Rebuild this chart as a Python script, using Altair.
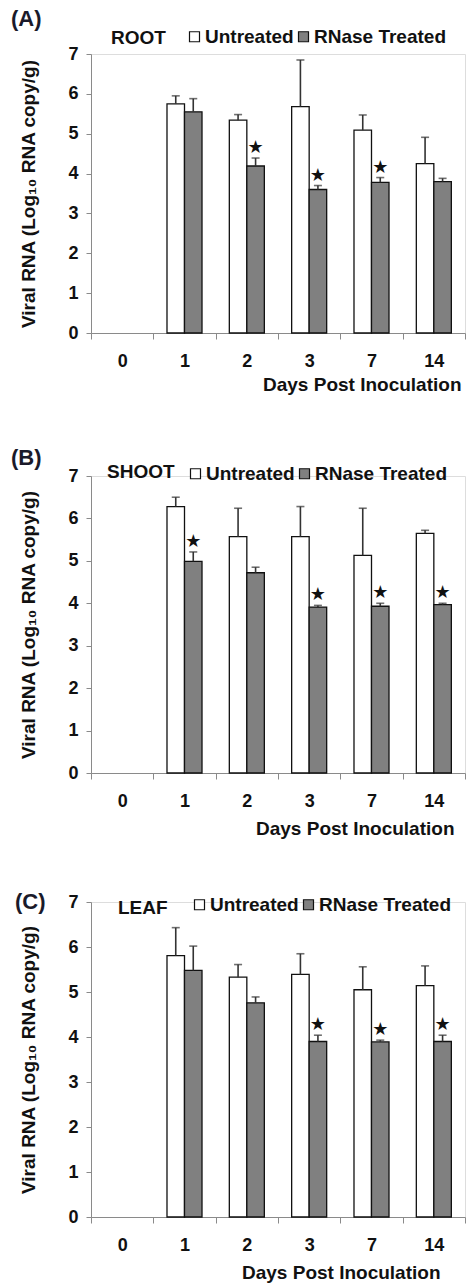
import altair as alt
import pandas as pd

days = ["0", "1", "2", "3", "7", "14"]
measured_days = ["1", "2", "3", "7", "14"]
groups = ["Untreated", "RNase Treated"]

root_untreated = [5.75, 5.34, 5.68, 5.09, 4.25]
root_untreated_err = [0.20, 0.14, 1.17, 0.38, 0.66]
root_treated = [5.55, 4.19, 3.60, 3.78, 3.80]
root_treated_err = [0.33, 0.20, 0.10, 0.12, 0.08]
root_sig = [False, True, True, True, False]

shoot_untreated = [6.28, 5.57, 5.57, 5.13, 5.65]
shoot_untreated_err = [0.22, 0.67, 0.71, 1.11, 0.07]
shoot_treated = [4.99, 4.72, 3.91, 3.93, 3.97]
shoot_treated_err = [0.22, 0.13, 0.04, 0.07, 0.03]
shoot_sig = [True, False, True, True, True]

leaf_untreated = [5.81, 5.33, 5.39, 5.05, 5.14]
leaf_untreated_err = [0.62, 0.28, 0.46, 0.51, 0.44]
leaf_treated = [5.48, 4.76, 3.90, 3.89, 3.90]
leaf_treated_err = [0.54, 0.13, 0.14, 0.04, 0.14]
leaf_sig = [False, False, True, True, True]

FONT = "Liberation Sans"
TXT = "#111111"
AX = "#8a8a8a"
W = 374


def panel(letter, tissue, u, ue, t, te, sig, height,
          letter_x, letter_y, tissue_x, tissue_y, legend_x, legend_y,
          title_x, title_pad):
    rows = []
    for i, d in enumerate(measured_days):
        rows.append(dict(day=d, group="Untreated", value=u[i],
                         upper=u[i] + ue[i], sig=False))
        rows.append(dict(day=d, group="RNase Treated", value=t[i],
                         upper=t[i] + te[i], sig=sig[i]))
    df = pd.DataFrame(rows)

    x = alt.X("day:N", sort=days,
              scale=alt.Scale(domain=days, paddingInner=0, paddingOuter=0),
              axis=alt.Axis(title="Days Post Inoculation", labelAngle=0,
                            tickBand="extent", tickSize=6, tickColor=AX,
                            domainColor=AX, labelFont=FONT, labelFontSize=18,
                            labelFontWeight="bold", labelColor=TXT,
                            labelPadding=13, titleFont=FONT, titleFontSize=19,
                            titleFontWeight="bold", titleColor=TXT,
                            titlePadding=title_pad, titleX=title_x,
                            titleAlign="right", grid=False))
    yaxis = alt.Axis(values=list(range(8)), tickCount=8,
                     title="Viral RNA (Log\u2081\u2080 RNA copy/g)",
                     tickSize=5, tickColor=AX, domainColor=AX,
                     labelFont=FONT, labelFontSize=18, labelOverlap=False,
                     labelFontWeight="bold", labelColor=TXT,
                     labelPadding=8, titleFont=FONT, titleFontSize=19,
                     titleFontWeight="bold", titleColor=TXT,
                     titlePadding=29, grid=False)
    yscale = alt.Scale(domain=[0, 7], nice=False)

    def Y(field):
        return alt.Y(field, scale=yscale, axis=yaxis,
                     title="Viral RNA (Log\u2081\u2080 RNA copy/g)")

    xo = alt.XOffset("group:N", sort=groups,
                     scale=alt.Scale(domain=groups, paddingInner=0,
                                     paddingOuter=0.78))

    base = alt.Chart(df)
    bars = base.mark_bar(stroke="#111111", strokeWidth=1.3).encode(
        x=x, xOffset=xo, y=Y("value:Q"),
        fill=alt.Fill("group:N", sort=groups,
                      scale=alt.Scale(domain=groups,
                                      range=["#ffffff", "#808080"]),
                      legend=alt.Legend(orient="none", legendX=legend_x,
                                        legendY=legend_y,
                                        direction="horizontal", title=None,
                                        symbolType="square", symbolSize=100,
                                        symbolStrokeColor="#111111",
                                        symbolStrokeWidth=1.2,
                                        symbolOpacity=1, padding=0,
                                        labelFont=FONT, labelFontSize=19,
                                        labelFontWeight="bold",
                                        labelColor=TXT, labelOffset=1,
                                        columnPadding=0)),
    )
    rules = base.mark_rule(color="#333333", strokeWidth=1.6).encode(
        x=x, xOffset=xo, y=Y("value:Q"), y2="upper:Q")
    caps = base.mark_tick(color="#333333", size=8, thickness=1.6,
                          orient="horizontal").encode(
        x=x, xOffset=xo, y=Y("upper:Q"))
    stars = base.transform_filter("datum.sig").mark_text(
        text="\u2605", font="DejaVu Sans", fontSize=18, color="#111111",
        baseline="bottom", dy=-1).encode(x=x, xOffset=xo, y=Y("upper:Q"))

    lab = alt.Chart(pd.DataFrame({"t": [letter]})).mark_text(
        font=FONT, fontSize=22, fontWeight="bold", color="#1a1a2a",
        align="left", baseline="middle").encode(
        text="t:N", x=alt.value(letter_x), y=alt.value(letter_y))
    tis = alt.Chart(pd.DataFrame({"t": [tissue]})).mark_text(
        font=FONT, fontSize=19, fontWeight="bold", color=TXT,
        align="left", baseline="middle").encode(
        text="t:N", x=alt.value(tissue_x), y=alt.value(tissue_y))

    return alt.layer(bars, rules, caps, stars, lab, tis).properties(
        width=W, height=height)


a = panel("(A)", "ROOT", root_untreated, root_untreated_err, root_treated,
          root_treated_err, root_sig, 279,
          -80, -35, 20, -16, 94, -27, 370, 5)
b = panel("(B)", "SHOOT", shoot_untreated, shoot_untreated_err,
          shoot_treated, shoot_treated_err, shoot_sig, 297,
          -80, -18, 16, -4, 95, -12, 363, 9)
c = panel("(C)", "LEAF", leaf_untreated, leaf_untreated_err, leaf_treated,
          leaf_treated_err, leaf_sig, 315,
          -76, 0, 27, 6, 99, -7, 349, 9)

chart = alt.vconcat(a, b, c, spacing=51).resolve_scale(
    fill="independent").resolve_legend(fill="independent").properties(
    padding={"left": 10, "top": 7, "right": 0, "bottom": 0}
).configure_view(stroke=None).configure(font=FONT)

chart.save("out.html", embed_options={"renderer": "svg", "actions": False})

_ _ _

** The exercise **
Repeat, word for word and with no pictures, only the lines running from the beginning of the data to the line that contains "root_sig = [False, True, True, True, False]".

** Output of the exercise **
Rebuild this chart as a Python script, using Altair.
import altair as alt
import pandas as pd

days = ["0", "1", "2", "3", "7", "14"]
measured_days = ["1", "2", "3", "7", "14"]
groups = ["Untreated", "RNase Treated"]

root_untreated = [5.75, 5.34, 5.68, 5.09, 4.25]
root_untreated_err = [0.20, 0.14, 1.17, 0.38, 0.66]
root_treated = [5.55, 4.19, 3.60, 3.78, 3.80]
root_treated_err = [0.33, 0.20, 0.10, 0.12, 0.08]
root_sig = [False, True, True, True, False]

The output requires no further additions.